Simple, durable and comfortable. Like SIMMS, we have put these waders through the ringer and they will out perform the majority of the other brands out there. This is why they are near the top of the list. Patagonia does not offer several different models like SIMMS but that only means you can come to a quick decision. Patagonia is a great company and their loyal following is evidence of support in the outdoor community.

Patagonia waders are comfortable and durable.


Simms Waders

Simms waders are more than waterproof suits. The waders serve multiple functions and they are very durable. They also make up the highest end of the wader market. The G3 and G4 models are designed for fishing and comfort as they have multiple pockets, hand warming pockets and a pouch for gear. The company also makes mid range model waders and some very attractive waist high models. Click the header to read our SIMMS fly fishing waders reviews.

G3 Waders – The G3’s are a solid choice with a lighter price tag than the G4’s. We really put these through some abuse.
G4 Waders – This is the top of the line and we have worn them out for more than a year.

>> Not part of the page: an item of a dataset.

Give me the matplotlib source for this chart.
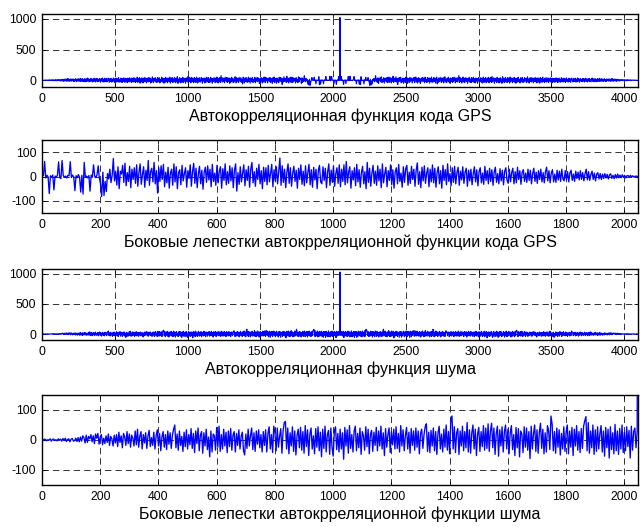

Fly Fishing Wader Accessories

Breathable Fishing Waders

Breathable fishing waders are the most common choice for fly fisherman. Although there are instances when a pair of thick neoprene waders are invaluable, breathable is the top choice. If you want to learn more about breathable waders and how they work, click the header.

Duck Hunting Waders

Why do we have duck hunting waders on a fly fishing site? Because they are great for a variety of fly fishing situations and we also, well, duck hunt. Click the header to read about the our duck hunting/ fly fishing waders reviews and their dual use capacity.

Wader Bag

Storing and transporting a wet pair of waders requires a special kind of duffel bag. The best bags will also store your wading boots. There are several bags available that we have reviewed on this site. Click the header to read more about our fly fishing waders wader duffel bags.

Wader Belt

No angler should enter the water without a wader belt. In some instances you may want to wear two belts. The belt is a safety measure that prevents water from completely filling the waders if you take a fall. Anglers who wade aggressively can strap one belt around the waist and another around the chest to really the slow the entry of water into the waders.

Wader Repair

Even the best pair of waders will eventually spring a leak. If you simply grab a tube of aqua seal and start smearing it around, the problem is unlikely to become fixed and it may become much worse. Follow our guide to properly repair your waders or use the included instructions and repair kit from your manufacturer.

Types of Fishing Wader Material

Neoprene: I would only recommend these if you now you’ll be fishing where it’s cold (weather, water, or especially both). If that isn’t the case for you, don’t buy neoprene waders. Why not? Because they aren’t breathable and they will become warm or even hot for you unless you’re truly in a cold climate. If you will be in the cold, and you know that, a Neoprene wader is a great choice. If you’re in the market for a Neoprene wader be aware that there are different thicknesses for these waders, the thicker they are the more suitable for really cold conditions.

Breathable!:

Ahhhh, my favorite type of wader. If you’ve been fishing for a long time you likely remember when these didn’t exist. Fishing in warm climates with waders before breathable waders were available was sticky, smelly, and uncomfortable. Not anymore!

Breathable waders keep the water out AND allow the angler’s sweat and body heat to escape. Now you can spend a full day in the water while staying comfortable and dry throughout. MY favorite material is gore-tex, but it is also the most expensive. I’m of the mindset though, that if you’re going to be fishing in waders, it’s worth it to have at least one pair that you know is reliable. The goal really should be not to even notice the wader, you want it to be as fitted, comfortable, breathable, and not noticeable as possible. It’s worth it to spend a little more to ensure you’ve got the best wader for you.

Choosing a Stockingfoot vs Bootfoot

You may be surprised by our recommendation here, asking yourself ‘why shouldn’t I get a bootfoot wader? If I buy a stockingfoot wader don’t I also have to buy boots to go over them?’

Here are the reasons we recommend stockingfoot waders:

1.     All around comfort. Don’t believe us? Try them on for yourself!

2.     Easier to get on and off.

3.     Easier to pack. Trust us on this one, there’s something odd about trying to fold up a pair of pants that has two big boots attached to the end of it.

4.     Versatility, in certain conditions, you don’t need to put the boots on at all, but with bootfoot, that option never exists.

5.     Changing boots. If you’re foot size changes, or a boot gets snagged and rips, or anything else happens to damage the boot or cause you to need to replace them for any reason…maybe it’s just a new style you like! You don’t have to replace the whole wader. You can just go buy new boots!

Hip Waders and Wading Pants

If you know you’ll be fishing in shallow water (water that doesn’t come past mid-thigh), you may opt for a hip wader or a wading pants. They are by and large more comfortable and very easy to get on and off.

Wading pants look and feel like pants, they are light and comfortable, and they’ll keep you dry. If you know you’ll be fishing almost exclusively in shallow water, hip waders or wading pants are a great investment.

One last thing on waders, I want to re-emphasize that it is worth it with this piece of gear to buy from the professionals. Typically, if you go to a Wal-Mart type store it won’t be long before you run into leaks, rips, or just general wear on your wader. Invest in a good, solid pair from a legitimate source and you should have many long, dry days in the water.